Task details
Write out the listing below exactly, and omit any images you find in it.

———

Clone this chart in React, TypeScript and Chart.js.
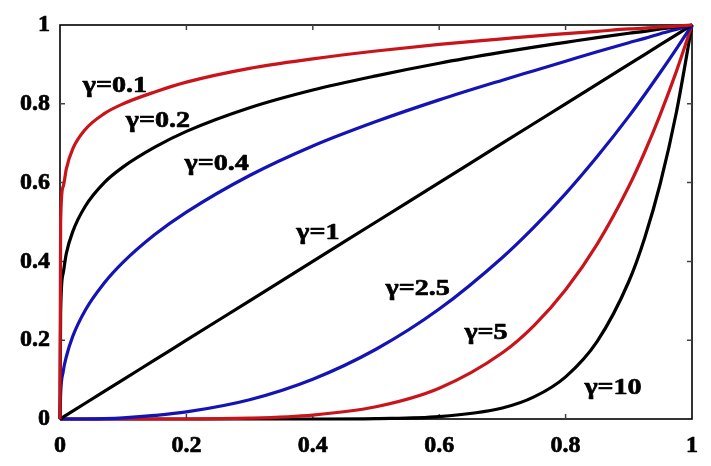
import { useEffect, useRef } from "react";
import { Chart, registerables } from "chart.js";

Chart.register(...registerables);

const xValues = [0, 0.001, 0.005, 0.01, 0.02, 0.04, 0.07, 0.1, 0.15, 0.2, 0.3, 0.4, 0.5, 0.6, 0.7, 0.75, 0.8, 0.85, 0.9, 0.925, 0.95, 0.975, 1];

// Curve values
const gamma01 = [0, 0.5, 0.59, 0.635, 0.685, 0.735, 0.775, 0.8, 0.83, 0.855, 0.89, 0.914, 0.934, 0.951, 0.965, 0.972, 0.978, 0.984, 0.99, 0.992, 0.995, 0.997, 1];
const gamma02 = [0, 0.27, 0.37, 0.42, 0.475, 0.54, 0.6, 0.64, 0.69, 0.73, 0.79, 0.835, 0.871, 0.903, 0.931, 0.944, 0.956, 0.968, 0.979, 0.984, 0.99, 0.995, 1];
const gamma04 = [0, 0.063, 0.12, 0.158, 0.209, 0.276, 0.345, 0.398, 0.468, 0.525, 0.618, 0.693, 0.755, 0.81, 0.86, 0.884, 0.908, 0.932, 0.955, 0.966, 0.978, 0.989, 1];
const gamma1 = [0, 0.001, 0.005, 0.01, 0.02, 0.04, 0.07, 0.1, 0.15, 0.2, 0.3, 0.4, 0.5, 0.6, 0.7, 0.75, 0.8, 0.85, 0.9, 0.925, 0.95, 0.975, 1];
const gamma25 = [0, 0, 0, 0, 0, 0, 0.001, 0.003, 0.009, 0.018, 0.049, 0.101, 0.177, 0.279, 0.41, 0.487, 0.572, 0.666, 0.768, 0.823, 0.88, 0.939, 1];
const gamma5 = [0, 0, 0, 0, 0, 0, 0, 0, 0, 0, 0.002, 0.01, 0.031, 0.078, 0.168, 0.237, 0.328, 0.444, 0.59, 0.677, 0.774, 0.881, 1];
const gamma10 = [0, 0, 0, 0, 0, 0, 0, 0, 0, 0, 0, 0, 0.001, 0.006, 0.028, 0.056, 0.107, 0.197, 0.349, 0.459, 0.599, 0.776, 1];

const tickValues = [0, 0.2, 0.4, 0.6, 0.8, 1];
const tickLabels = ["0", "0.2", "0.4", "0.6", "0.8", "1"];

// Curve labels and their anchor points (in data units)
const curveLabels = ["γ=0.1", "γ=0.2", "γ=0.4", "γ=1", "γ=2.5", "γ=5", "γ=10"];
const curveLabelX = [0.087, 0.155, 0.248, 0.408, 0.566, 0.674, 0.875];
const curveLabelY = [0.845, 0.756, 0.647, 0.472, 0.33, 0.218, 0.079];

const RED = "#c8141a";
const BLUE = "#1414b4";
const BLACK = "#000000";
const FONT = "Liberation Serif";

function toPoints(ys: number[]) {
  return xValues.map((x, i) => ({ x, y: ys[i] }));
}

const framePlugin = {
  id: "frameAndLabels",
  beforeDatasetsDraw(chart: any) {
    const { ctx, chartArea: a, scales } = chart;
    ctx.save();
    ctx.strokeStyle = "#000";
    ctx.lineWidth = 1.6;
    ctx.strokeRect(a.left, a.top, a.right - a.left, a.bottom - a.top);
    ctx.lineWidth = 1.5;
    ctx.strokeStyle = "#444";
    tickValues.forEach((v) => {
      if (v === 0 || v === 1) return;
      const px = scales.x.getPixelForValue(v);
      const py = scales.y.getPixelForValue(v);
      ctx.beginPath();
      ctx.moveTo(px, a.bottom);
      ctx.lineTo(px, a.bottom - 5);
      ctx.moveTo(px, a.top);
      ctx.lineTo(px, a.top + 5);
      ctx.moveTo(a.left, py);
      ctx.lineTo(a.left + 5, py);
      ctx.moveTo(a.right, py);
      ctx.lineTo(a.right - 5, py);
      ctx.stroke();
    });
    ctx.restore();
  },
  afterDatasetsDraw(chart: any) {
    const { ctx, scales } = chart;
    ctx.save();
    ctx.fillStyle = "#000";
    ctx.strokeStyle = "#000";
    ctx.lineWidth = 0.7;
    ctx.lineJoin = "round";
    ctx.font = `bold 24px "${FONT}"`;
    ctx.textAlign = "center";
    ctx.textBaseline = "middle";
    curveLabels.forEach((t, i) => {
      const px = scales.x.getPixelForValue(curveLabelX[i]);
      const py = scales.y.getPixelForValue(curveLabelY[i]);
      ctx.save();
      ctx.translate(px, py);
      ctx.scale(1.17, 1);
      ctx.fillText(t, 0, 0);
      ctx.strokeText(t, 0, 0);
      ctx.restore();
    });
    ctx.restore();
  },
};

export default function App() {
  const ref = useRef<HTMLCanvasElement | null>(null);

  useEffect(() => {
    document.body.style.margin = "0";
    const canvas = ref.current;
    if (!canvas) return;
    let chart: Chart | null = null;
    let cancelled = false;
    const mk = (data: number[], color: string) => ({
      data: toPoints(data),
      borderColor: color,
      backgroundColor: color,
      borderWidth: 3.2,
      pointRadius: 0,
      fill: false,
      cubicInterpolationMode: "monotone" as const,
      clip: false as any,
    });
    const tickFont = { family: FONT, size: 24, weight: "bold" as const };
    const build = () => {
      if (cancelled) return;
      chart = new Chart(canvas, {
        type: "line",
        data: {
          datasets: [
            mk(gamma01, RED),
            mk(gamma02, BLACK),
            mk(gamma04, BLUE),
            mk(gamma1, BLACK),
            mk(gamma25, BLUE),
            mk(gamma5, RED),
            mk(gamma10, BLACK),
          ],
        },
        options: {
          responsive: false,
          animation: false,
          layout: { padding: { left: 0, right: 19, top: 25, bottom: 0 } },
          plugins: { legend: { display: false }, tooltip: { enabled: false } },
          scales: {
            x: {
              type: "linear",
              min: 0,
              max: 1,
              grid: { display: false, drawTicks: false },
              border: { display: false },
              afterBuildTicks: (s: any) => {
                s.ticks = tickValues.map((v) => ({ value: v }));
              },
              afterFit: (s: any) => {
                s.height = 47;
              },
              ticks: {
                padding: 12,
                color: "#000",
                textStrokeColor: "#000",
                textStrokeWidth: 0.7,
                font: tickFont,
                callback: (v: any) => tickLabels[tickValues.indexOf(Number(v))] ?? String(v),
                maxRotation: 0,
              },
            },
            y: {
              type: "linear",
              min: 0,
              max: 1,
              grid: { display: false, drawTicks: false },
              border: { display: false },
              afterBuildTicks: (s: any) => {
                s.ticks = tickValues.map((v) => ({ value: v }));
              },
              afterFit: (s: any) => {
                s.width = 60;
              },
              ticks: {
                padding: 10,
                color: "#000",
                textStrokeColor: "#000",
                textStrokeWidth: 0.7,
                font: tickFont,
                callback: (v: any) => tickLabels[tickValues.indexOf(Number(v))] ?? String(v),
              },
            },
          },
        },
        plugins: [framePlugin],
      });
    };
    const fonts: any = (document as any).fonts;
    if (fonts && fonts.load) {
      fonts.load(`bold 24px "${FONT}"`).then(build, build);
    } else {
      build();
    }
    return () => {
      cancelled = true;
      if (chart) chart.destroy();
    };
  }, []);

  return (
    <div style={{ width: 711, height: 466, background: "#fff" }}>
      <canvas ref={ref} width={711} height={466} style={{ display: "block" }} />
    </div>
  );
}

———

Solution for this task
Clone this chart in React, TypeScript and Chart.js.
import { useEffect, useRef } from "react";
import { Chart, registerables } from "chart.js";

Chart.register(...registerables);

const xValues = [0, 0.001, 0.005, 0.01, 0.02, 0.04, 0.07, 0.1, 0.15, 0.2, 0.3, 0.4, 0.5, 0.6, 0.7, 0.75, 0.8, 0.85, 0.9, 0.925, 0.95, 0.975, 1];

// Curve values
const gamma01 = [0, 0.5, 0.59, 0.635, 0.685, 0.735, 0.775, 0.8, 0.83, 0.855, 0.89, 0.914, 0.934, 0.951, 0.965, 0.972, 0.978, 0.984, 0.99, 0.992, 0.995, 0.997, 1];
const gamma02 = [0, 0.27, 0.37, 0.42, 0.475, 0.54, 0.6, 0.64, 0.69, 0.73, 0.79, 0.835, 0.871, 0.903, 0.931, 0.944, 0.956, 0.968, 0.979, 0.984, 0.99, 0.995, 1];
const gamma04 = [0, 0.063, 0.12, 0.158, 0.209, 0.276, 0.345, 0.398, 0.468, 0.525, 0.618, 0.693, 0.755, 0.81, 0.86, 0.884, 0.908, 0.932, 0.955, 0.966, 0.978, 0.989, 1];
const gamma1 = [0, 0.001, 0.005, 0.01, 0.02, 0.04, 0.07, 0.1, 0.15, 0.2, 0.3, 0.4, 0.5, 0.6, 0.7, 0.75, 0.8, 0.85, 0.9, 0.925, 0.95, 0.975, 1];
const gamma25 = [0, 0, 0, 0, 0, 0, 0.001, 0.003, 0.009, 0.018, 0.049, 0.101, 0.177, 0.279, 0.41, 0.487, 0.572, 0.666, 0.768, 0.823, 0.88, 0.939, 1];
const gamma5 = [0, 0, 0, 0, 0, 0, 0, 0, 0, 0, 0.002, 0.01, 0.031, 0.078, 0.168, 0.237, 0.328, 0.444, 0.59, 0.677, 0.774, 0.881, 1];
const gamma10 = [0, 0, 0, 0, 0, 0, 0, 0, 0, 0, 0, 0, 0.001, 0.006, 0.028, 0.056, 0.107, 0.197, 0.349, 0.459, 0.599, 0.776, 1];

const tickValues = [0, 0.2, 0.4, 0.6, 0.8, 1];
const tickLabels = ["0", "0.2", "0.4", "0.6", "0.8", "1"];

// Curve labels and their anchor points (in data units)
const curveLabels = ["γ=0.1", "γ=0.2", "γ=0.4", "γ=1", "γ=2.5", "γ=5", "γ=10"];
const curveLabelX = [0.087, 0.155, 0.248, 0.408, 0.566, 0.674, 0.875];
const curveLabelY = [0.845, 0.756, 0.647, 0.472, 0.33, 0.218, 0.079];

const RED = "#c8141a";
const BLUE = "#1414b4";
const BLACK = "#000000";
const FONT = "Liberation Serif";

function toPoints(ys: number[]) {
  return xValues.map((x, i) => ({ x, y: ys[i] }));
}

const framePlugin = {
  id: "frameAndLabels",
  beforeDatasetsDraw(chart: any) {
    const { ctx, chartArea: a, scales } = chart;
    ctx.save();
    ctx.strokeStyle = "#000";
    ctx.lineWidth = 1.6;
    ctx.strokeRect(a.left, a.top, a.right - a.left, a.bottom - a.top);
    ctx.lineWidth = 1.5;
    ctx.strokeStyle = "#444";
    tickValues.forEach((v) => {
      if (v === 0 || v === 1) return;
      const px = scales.x.getPixelForValue(v);
      const py = scales.y.getPixelForValue(v);
      ctx.beginPath();
      ctx.moveTo(px, a.bottom);
      ctx.lineTo(px, a.bottom - 5);
      ctx.moveTo(px, a.top);
      ctx.lineTo(px, a.top + 5);
      ctx.moveTo(a.left, py);
      ctx.lineTo(a.left + 5, py);
      ctx.moveTo(a.right, py);
      ctx.lineTo(a.right - 5, py);
      ctx.stroke();
    });
    ctx.restore();
  },
  afterDatasetsDraw(chart: any) {
    const { ctx, scales } = chart;
    ctx.save();
    ctx.fillStyle = "#000";
    ctx.strokeStyle = "#000";
    ctx.lineWidth = 0.7;
    ctx.lineJoin = "round";
    ctx.font = `bold 24px "${FONT}"`;
    ctx.textAlign = "center";
    ctx.textBaseline = "middle";
    curveLabels.forEach((t, i) => {
      const px = scales.x.getPixelForValue(curveLabelX[i]);
      const py = scales.y.getPixelForValue(curveLabelY[i]);
      ctx.save();
      ctx.translate(px, py);
      ctx.scale(1.17, 1);
      ctx.fillText(t, 0, 0);
      ctx.strokeText(t, 0, 0);
      ctx.restore();
    });
    ctx.restore();
  },
};

export default function App() {
  const ref = useRef<HTMLCanvasElement | null>(null);

  useEffect(() => {
    document.body.style.margin = "0";
    const canvas = ref.current;
    if (!canvas) return;
    let chart: Chart | null = null;
    let cancelled = false;
    const mk = (data: number[], color: string) => ({
      data: toPoints(data),
      borderColor: color,
      backgroundColor: color,
      borderWidth: 3.2,
      pointRadius: 0,
      fill: false,
      cubicInterpolationMode: "monotone" as const,
      clip: false as any,
    });
    const tickFont = { family: FONT, size: 24, weight: "bold" as const };
    const build = () => {
      if (cancelled) return;
      chart = new Chart(canvas, {
        type: "line",
        data: {
          datasets: [
            mk(gamma01, RED),
            mk(gamma02, BLACK),
            mk(gamma04, BLUE),
            mk(gamma1, BLACK),
            mk(gamma25, BLUE),
            mk(gamma5, RED),
            mk(gamma10, BLACK),
          ],
        },
        options: {
          responsive: false,
          animation: false,
          layout: { padding: { left: 0, right: 19, top: 25, bottom: 0 } },
          plugins: { legend: { display: false }, tooltip: { enabled: false } },
          scales: {
            x: {
              type: "linear",
              min: 0,
              max: 1,
              grid: { display: false, drawTicks: false },
              border: { display: false },
              afterBuildTicks: (s: any) => {
                s.ticks = tickValues.map((v) => ({ value: v }));
              },
              afterFit: (s: any) => {
                s.height = 47;
              },
              ticks: {
                padding: 12,
                color: "#000",
                textStrokeColor: "#000",
                textStrokeWidth: 0.7,
                font: tickFont,
                callback: (v: any) => tickLabels[tickValues.indexOf(Number(v))] ?? String(v),
                maxRotation: 0,
              },
            },
            y: {
              type: "linear",
              min: 0,
              max: 1,
              grid: { display: false, drawTicks: false },
              border: { display: false },
              afterBuildTicks: (s: any) => {
                s.ticks = tickValues.map((v) => ({ value: v }));
              },
              afterFit: (s: any) => {
                s.width = 60;
              },
              ticks: {
                padding: 10,
                color: "#000",
                textStrokeColor: "#000",
                textStrokeWidth: 0.7,
                font: tickFont,
                callback: (v: any) => tickLabels[tickValues.indexOf(Number(v))] ?? String(v),
              },
            },
          },
        },
        plugins: [framePlugin],
      });
    };
    const fonts: any = (document as any).fonts;
    if (fonts && fonts.load) {
      fonts.load(`bold 24px "${FONT}"`).then(build, build);
    } else {
      build();
    }
    return () => {
      cancelled = true;
      if (chart) chart.destroy();
    };
  }, []);

  return (
    <div style={{ width: 711, height: 466, background: "#fff" }}>
      <canvas ref={ref} width={711} height={466} style={{ display: "block" }} />
    </div>
  );
}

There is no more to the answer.